The first step to using food as medicine is to establish a strong nutritional foundation which includes a base of whole foods that don't require a manufacturing facility to come into existence. Fruits, vegetables, beans/legumes, nuts/seeds, grains, animal flesh, milk products, eggs are all examples of whole foods - foods that exist on this Earth in their own right without (or at least before) being adulterated and/or processed by a fast food company, a packaged food producer or other food-like manufacturer. When we first and foremost eat whole, unprocessed or minimally processed foods, we have established a foundation for using food as medicine.



The next level up from this "food as medicine" approach to health is to modify your intake by including certain functional foods that are helpful for specific issues and/or reducing or eliminating certain foods that may aggravate a specific condition. For example, we may include green tea and turmeric in our whole-foods meal for their cancer-fighting antioxidants and we may reduce or eliminate our consumption of animal flesh to support our cardiovascular health. We take a healthy foundation and build upon that foundation with food-medicines that have additional therapeutic effects, or we replace weaker parts of the foundation that don't seem quite as good for our individual genetic susceptibilities.


When your body is fed exclusively whole, micronutrient-rich foods, it tends to optimize its weight as a secondary effect to being well-fed*. *It's important to me that I immediately explain that "well-fed" in this context means "fed with abundant & optimal micronutrition" which naturally yields relative caloric and macronutrient balance (balance of fats, carbs and proteins) without having to do math every time you eat as many fad-diets advocate. Let me reinforce this key point: weight tends to shift as a secondary effect of being well-fed*. When I work with patients using the "food as medicine" approach, rather than hyper-fixating on the number on the scale, I simply track that number on the side as one helpful data point while we put the vast majority of clinical focus on the wholeness of your food and the functionality of foods consumed.

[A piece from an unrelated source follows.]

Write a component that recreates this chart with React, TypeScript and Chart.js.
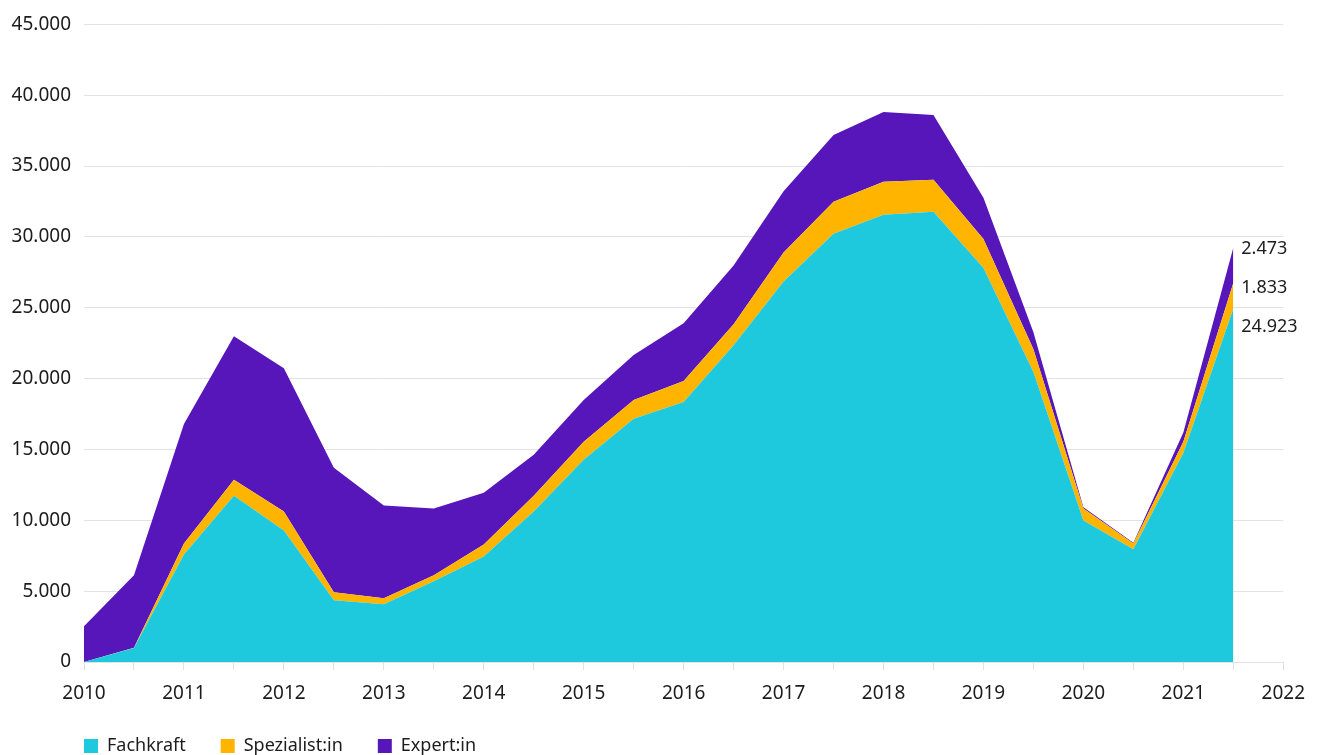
import React, { useEffect, useRef } from "react";
import { Chart, registerables } from "chart.js";

Chart.register(...registerables);

const periods = [
  2010, 2010.5, 2011, 2011.5, 2012, 2012.5, 2013, 2013.5, 2014, 2014.5, 2015, 2015.5,
  2016, 2016.5, 2017, 2017.5, 2018, 2018.5, 2019, 2019.5, 2020, 2020.5, 2021, 2021.5,
];

const fachkraft = [
  0, 980, 7590, 11740, 9280, 4360, 4080, 5700, 7450, 10620, 14270, 17160,
  18350, 22360, 26850, 30230, 31570, 31780, 27800, 20460, 9980, 7950, 14750, 24923,
];

const spezialist = [
  0, 20, 780, 1130, 1340, 560, 420, 420, 850, 1120, 1270, 1330,
  1480, 1480, 2050, 2250, 2320, 2250, 2050, 1620, 850, 420, 790, 1833,
];

const expert = [
  2530, 5120, 8430, 10120, 10120, 8790, 6540, 4710, 3650, 2880, 2950, 3170,
  4070, 4150, 4320, 4720, 4920, 4570, 2920, 1190, 90, 40, 660, 2473,
];

const seriesNames = ["Fachkraft", "Spezialist:in", "Expert:in"];
const seriesColors = ["#1FC9DD", "#FFB400", "#5616BA"];

const yTicks = [0, 5000, 10000, 15000, 20000, 25000, 30000, 35000, 40000, 45000];

const FONT = "'Noto Sans', sans-serif";
const TEXT = "#1c1c1c";
const GRID = "#e2e2e2";
const LEGEND_PAD = 35;

function fmt(n: number): string {
  return String(Math.round(n)).replace(/\B(?=(\d{3})+(?!\d))/g, ".");
}

const endLabelsPlugin = {
  id: "endLabels",
  afterLayout(chart: any) {
    if (chart.legend) {
      chart.legend.left = chart.chartArea.left - LEGEND_PAD;
    }
  },
  afterDatasetsDraw(chart: any) {
    const ctx = chart.ctx;
    const n = chart.data.datasets.length;
    const items: { x: number; y: number; text: string }[] = [];
    for (let i = n - 1; i >= 0; i--) {
      const meta = chart.getDatasetMeta(i);
      const pts = meta.data;
      const last = pts[pts.length - 1];
      const ds = chart.data.datasets[i];
      const v = (ds.data[ds.data.length - 1] as any).y;
      items.push({ x: last.x, y: last.y, text: fmt(v) });
    }
    ctx.save();
    ctx.font = `18px ${FONT}`;
    ctx.fillStyle = TEXT;
    ctx.textAlign = "left";
    ctx.textBaseline = "middle";
    let prev = -Infinity;
    items.forEach((it, idx) => {
      let y = it.y + 1;
      if (idx > 0) y = Math.max(y, prev + 39);
      prev = y;
      ctx.fillText(it.text, it.x + 8, y);
    });
    ctx.restore();
  },
};

export default function App() {
  const canvasRef = useRef<HTMLCanvasElement | null>(null);

  useEffect(() => {
    document.body.style.margin = "0";
    const canvas = canvasRef.current;
    if (!canvas) return;
    const series = [fachkraft, spezialist, expert];
    const chart = new Chart(canvas, {
      type: "line",
      data: {
        datasets: series.map((vals, i) => ({
          label: seriesNames[i],
          data: periods.map((p, j) => ({ x: p, y: vals[j] })),
          backgroundColor: seriesColors[i],
          borderColor: seriesColors[i],
          borderWidth: 0,
          pointRadius: 0,
          pointHoverRadius: 0,
          tension: 0,
          fill: i === 0 ? "origin" : "-1",
        })),
      },
      options: {
        animation: false,
        responsive: true,
        maintainAspectRatio: false,
        layout: { padding: { top: 21, right: 30, left: 0, bottom: 0 } },
        plugins: {
          legend: {
            position: "bottom",
            align: "start",
            labels: {
              boxWidth: 14,
              boxHeight: 14,
              padding: LEGEND_PAD,
              color: TEXT,
              font: { family: FONT, size: 18 },
            },
          },
          tooltip: { enabled: false },
        },
        scales: {
          x: {
            type: "linear",
            min: 2010,
            max: 2022,
            afterFit(scale: any) {
              scale.height = 40;
            },
            afterBuildTicks(scale: any) {
              scale.ticks = periods.concat([2022]).map((v) => ({ value: v }));
            },
            ticks: {
              autoSkip: false,
              maxRotation: 0,
              padding: 12,
              color: TEXT,
              font: { family: FONT, size: 19 },
              callback: (v: any) => (Number(v) % 1 === 0 ? String(v) : ""),
            },
            grid: {
              drawOnChartArea: false,
              drawTicks: true,
              tickLength: 8,
              color: GRID,
            },
            border: { display: true, color: GRID },
          },
          y: {
            stacked: true,
            min: 0,
            max: 45000,
            afterFit(scale: any) {
              scale.width = 84;
            },
            afterBuildTicks(scale: any) {
              scale.ticks = yTicks.map((v) => ({ value: v }));
            },
            ticks: {
              padding: 13,
              color: TEXT,
              font: { family: FONT, size: 19 },
              callback: (v: any) => fmt(Number(v)),
            },
            grid: { color: GRID, drawTicks: false },
            border: { display: false },
          },
        },
      },
      plugins: [endLabelsPlugin],
    } as any);
    return () => chart.destroy();
  }, []);

  return (
    <div style={{ position: "fixed", left: 0, top: 0, width: 1317, height: 755, overflow: "hidden", background: "#fff" }}>
      <div style={{ position: "relative", width: 1317, height: 765 }}>
        <canvas ref={canvasRef} />
      </div>
    </div>
  );
}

I bring this topic up right now intentionally because January reeks of deprivation, self-deprecation and food monsters. So many people initiate a well-intentioned resolution to lose weight because of concerns of its impact on their health or because they don't like how they look in the mirror, or because they don't like the number they see on the scale. And this makes me sad.

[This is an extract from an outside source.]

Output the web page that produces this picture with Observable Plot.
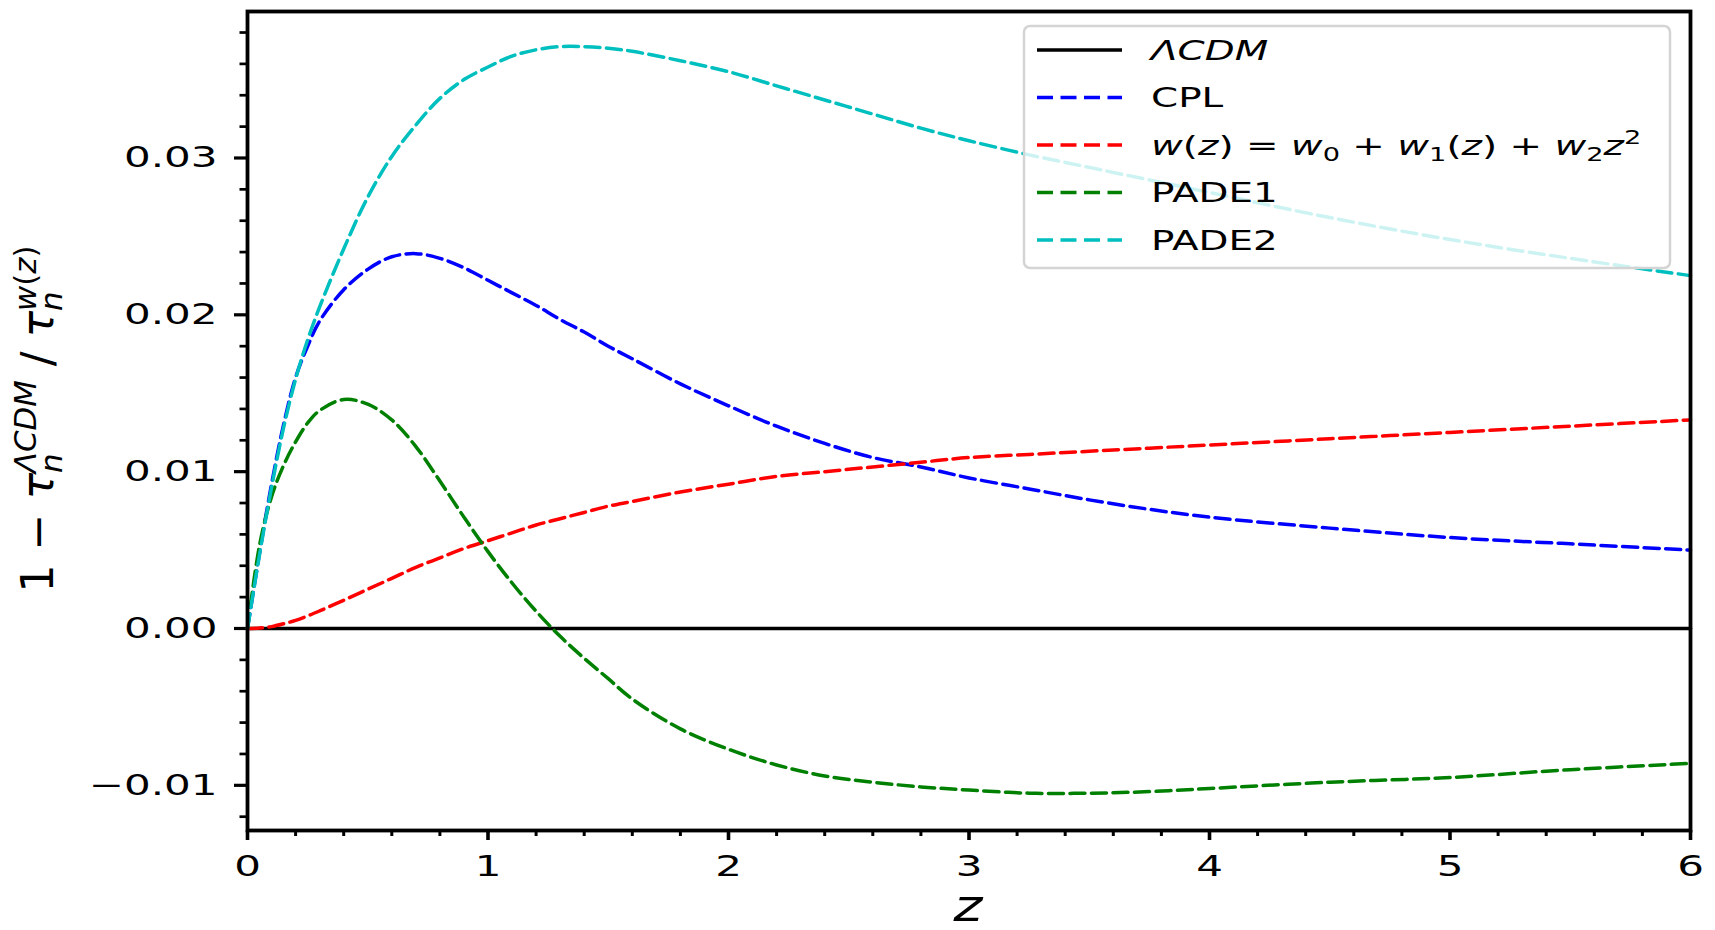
<!DOCTYPE html>
<html>
<head>
<meta charset="utf-8">
<script src="https://cdn.jsdelivr.net/npm/d3@7"></script>
<script src="https://cdn.jsdelivr.net/npm/@observablehq/plot@0.6"></script>
<style>
  html, body { margin: 0; padding: 0; background: #fff; }
  #chart { position: relative; width: 1715px; height: 930px; }
</style>
</head>
<body>
<div id="chart"></div>
<script>
// ---- data ----
const z = [0, 0.05, 0.1, 0.15, 0.2, 0.25, 0.3, 0.4, 0.5, 0.6, 0.7, 0.8, 0.9, 1.0, 1.1, 1.2, 1.3, 1.4, 1.5, 1.6, 1.8, 2.0, 2.2, 2.4, 2.6, 2.8, 3.0, 3.25, 3.5, 3.75, 4.0, 4.5, 5.0, 5.5, 6.0];

const cpl   = [0, 0.0048, 0.0092, 0.0130, 0.0160, 0.0180, 0.0196, 0.0216, 0.0229, 0.0237, 0.0239, 0.0236, 0.0230, 0.0222, 0.0214, 0.0206, 0.0197, 0.0189, 0.0180, 0.0172, 0.0156, 0.0142, 0.0129, 0.0118, 0.0109, 0.0103, 0.0096, 0.0089, 0.0082, 0.0076, 0.0071, 0.0064, 0.0058, 0.0054, 0.0050];
const quad  = [0, 0.00003, 0.00012, 0.0003, 0.00052, 0.0008, 0.00112, 0.0018, 0.0025, 0.0032, 0.0039, 0.0045, 0.0051, 0.0056, 0.0061, 0.0066, 0.0070, 0.0074, 0.0078, 0.0081, 0.0087, 0.0092, 0.0097, 0.0100, 0.0103, 0.0106, 0.0109, 0.0111, 0.0113, 0.0115, 0.0117, 0.0121, 0.0125, 0.0129, 0.0133];
const pade1 = [0, 0.0053, 0.0084, 0.0104, 0.0119, 0.0131, 0.0139, 0.0146, 0.0143, 0.0133, 0.0116, 0.0094, 0.0071, 0.0049, 0.0029, 0.0011, -0.0005, -0.0019, -0.0032, -0.0045, -0.0064, -0.0077, -0.0087, -0.0094, -0.0098, -0.0101, -0.0103, -0.0105, -0.0105, -0.0104, -0.0102, -0.0098, -0.0095, -0.0090, -0.0086];
const pade2 = [0, 0.0047, 0.0090, 0.0128, 0.0159, 0.0184, 0.0205, 0.0242, 0.0275, 0.0301, 0.0321, 0.0338, 0.0350, 0.0358, 0.0365, 0.0369, 0.0371, 0.0371, 0.0370, 0.0368, 0.0362, 0.0355, 0.0346, 0.0337, 0.0328, 0.0319, 0.0311, 0.0302, 0.0294, 0.0286, 0.0278, 0.0262, 0.0248, 0.0236, 0.0225];

const lcdmZ = [0, 6];
const lcdmV = [0, 0];

const seriesNames  = ["ΛCDM", "CPL", "w(z)", "PADE1", "PADE2"];
const seriesColors = ["#000000", "#0000ff", "#ff0000", "#008000", "#00bfbf"];

const xMajor = [0, 1, 2, 3, 4, 5, 6];
const xTickLabels = ["0", "1", "2", "3", "4", "5", "6"];
const xMinor = [0.2, 0.4, 0.6, 0.8, 1.2, 1.4, 1.6, 1.8, 2.2, 2.4, 2.6, 2.8, 3.2, 3.4, 3.6, 3.8, 4.2, 4.4, 4.6, 4.8, 5.2, 5.4, 5.6, 5.8];
const yMajor = [-0.01, 0, 0.01, 0.02, 0.03];
const yTickLabels = ["−0.01", "0.00", "0.01", "0.02", "0.03"];
const yMinor = [-0.012, -0.008, -0.006, -0.004, -0.002, 0.002, 0.004, 0.006, 0.008, 0.012, 0.014, 0.016, 0.018, 0.022, 0.024, 0.026, 0.028, 0.032, 0.034, 0.036, 0.038];

// ---- build table ----
const dashedSeries = [cpl, quad, pade1, pade2];
const rows = [];
dashedSeries.forEach((vals, k) => {
  z.forEach((zz, j) => rows.push({ z: zz, v: vals[j], s: seriesNames[k + 1] }));
});
const lcdmRows = lcdmZ.map((zz, j) => ({ z: zz, v: lcdmV[j] }));

const FONT = "DejaVu Sans";
const DASH = "15,6.5";

const plot = Plot.plot({
  width: 1715,
  height: 930,
  marginLeft: 247,
  marginRight: 25,
  marginTop: 11,
  marginBottom: 100,
  style: { fontFamily: FONT, fontSize: "29px", color: "black", background: "white", overflow: "visible" },
  x: { domain: [0, 6] },
  y: { domain: [-0.01288, 0.03934] },
  color: { domain: seriesNames, range: seriesColors },
  marks: [
    Plot.axisX({ ticks: xMajor, tickSize: 10, tickPadding: 15, strokeWidth: 3.6, label: null,
                 tickFormat: d => xTickLabels[xMajor.indexOf(d)], fontSize: 29 }),
    Plot.axisX({ ticks: xMinor, tickSize: 6, strokeWidth: 3, label: null, tickFormat: () => "" }),
    Plot.axisY({ ticks: yMajor, tickSize: 13, tickPadding: 17, strokeWidth: 3.2, label: null,
                 tickFormat: d => yTickLabels[yMajor.indexOf(d)], fontSize: 29 }),
    Plot.axisY({ ticks: yMinor, tickSize: 7.5, strokeWidth: 2.7, label: null, tickFormat: () => "" }),
    Plot.line(lcdmRows, { x: "z", y: "v", stroke: "black", strokeWidth: 3.6 }),
    Plot.line(rows, { x: "z", y: "v", z: "s", stroke: "s", strokeWidth: 3.5, strokeDasharray: DASH,
                      curve: "catmull-rom" }),
    Plot.frame({ stroke: "black", strokeWidth: 3.8 })
  ]
});

document.getElementById("chart").appendChild(plot);
const svg = d3.select(plot);

// horizontally widened glyphs as in the reference (x only; keep y / dy offsets)
function stretch(t, s) {
  const tr = t.getAttribute("transform") || "";
  const x = parseFloat(t.getAttribute("x")) || 0;
  t.removeAttribute("x");
  t.setAttribute("transform", `${tr} translate(${x},0) scale(${s},1)`);
}
plot.querySelectorAll('g[aria-label="x-axis tick label"] text, g[aria-label="y-axis tick label"] text')
  .forEach(t => stretch(t, 1.45));

// ---- axis labels ----
svg.append("text")
  .attr("transform", "translate(968,921) scale(1.25,1)")
  .attr("text-anchor", "middle")
  .style("font-family", FONT).style("font-style", "italic").style("font-size", "44px")
  .attr("fill", "black").text("z");

const ctx = document.createElement("canvas").getContext("2d");
function measure(str, font) { ctx.font = font; return ctx.measureText(str).width; }
const ySize = 44, ySub = 44 * 0.7;
const nW = measure("n", `italic ${ySub}px "${FONT}"`);

const yl = svg.append("text")
  .attr("transform", "translate(53,419) rotate(-90)")
  .attr("text-anchor", "middle")
  .style("font-family", FONT).style("font-size", ySize + "px").attr("fill", "black");
yl.append("tspan").text("1 − ");
yl.append("tspan").style("font-style", "italic").text("τ");
yl.append("tspan").style("font-style", "italic").style("font-size", ySub + "px").attr("dy", "9").text("n");
yl.append("tspan").style("font-style", "italic").style("font-size", ySub + "px").attr("dx", -nW).attr("dy", "-26").text("ΛCDM");
yl.append("tspan").attr("dy", "17").text(" / ");
yl.append("tspan").style("font-style", "italic").text("τ");
yl.append("tspan").style("font-style", "italic").style("font-size", ySub + "px").attr("dy", "9").text("n");
yl.append("tspan").style("font-style", "italic").style("font-size", ySub + "px").attr("dx", -nW).attr("dy", "-26").text("w");
yl.append("tspan").style("font-size", ySub + "px").text("(");
yl.append("tspan").style("font-style", "italic").style("font-size", ySub + "px").text("z");
yl.append("tspan").style("font-size", ySub + "px").text(")");

// ---- legend ----
const leg = svg.append("g");
leg.append("rect")
  .attr("x", 1024).attr("y", 26).attr("width", 646).attr("height", 242).attr("rx", 6)
  .attr("fill", "white").attr("fill-opacity", 0.8)
  .attr("stroke", "#d4d4d4").attr("stroke-width", 2.5);
const rowY = [50, 97.5, 145, 192.5, 240];
const legFont = 27;
seriesNames.forEach((name, i) => {
  leg.append("line")
    .attr("x1", 1037).attr("x2", 1122).attr("y1", rowY[i]).attr("y2", rowY[i])
    .attr("stroke", seriesColors[i]).attr("stroke-width", i === 0 ? 3.6 : 3.5)
    .attr("stroke-dasharray", i === 0 ? null : "16,7.5");
  const t = leg.append("text")
    .attr("transform", `translate(1151,${rowY[i] + 0.365 * legFont}) scale(1.44,1)`)
    .attr("text-anchor", "start")
    .style("font-family", FONT).style("font-size", legFont + "px").attr("fill", "black");
  if (i === 0) {
    t.append("tspan").style("font-style", "italic").text("ΛCDM");
  } else if (i === 2) {
    const sub = legFont * 0.7;
    const it = s => t.append("tspan").style("font-style", "italic").text(s);
    const up = s => t.append("tspan").text(s);
    it("w"); up("("); it("z"); up(") = "); it("w");
    t.append("tspan").style("font-size", sub + "px").attr("dy", 6).text("0");
    t.append("tspan").attr("dy", -6).text(" + ");
    it("w");
    t.append("tspan").style("font-size", sub + "px").attr("dy", 6).text("1");
    t.append("tspan").attr("dy", -6).text("(");
    it("z"); up(") + "); it("w");
    t.append("tspan").style("font-size", sub + "px").attr("dy", 6).text("2");
    t.append("tspan").style("font-style", "italic").attr("dy", -6).text("z");
    t.append("tspan").style("font-size", sub + "px").attr("dy", -11).text("2");
  } else {
    t.text(name);
  }
});
</script>
</body>
</html>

What I'd like to see instead is more people falling in love with the amazingness of our bodies. Fall in love with your body's incredible physical and mental abilities, its strength, its ability to endure, its ability to create, and its ability to heal when provided the right resources in a healthy and peaceful environment. A disordered eating environment is now the norm because of industry and cultural shifts. It is understandable that many of my readers frequently attack themselves verbally with negative self-talk about their eating behaviors or just throw their hands up in the air because they have no idea which self-proclaimed nutrition guru to follow. What this year can be about is you falling back in love with food, real food, solely because food feeds your amazing body and allows it to do achieve lofty goals and a live a happy life.


Rather than using food as a tool for self-flagellation, you deserve to use food as medicine because you are a sentient being and you have limitless potential.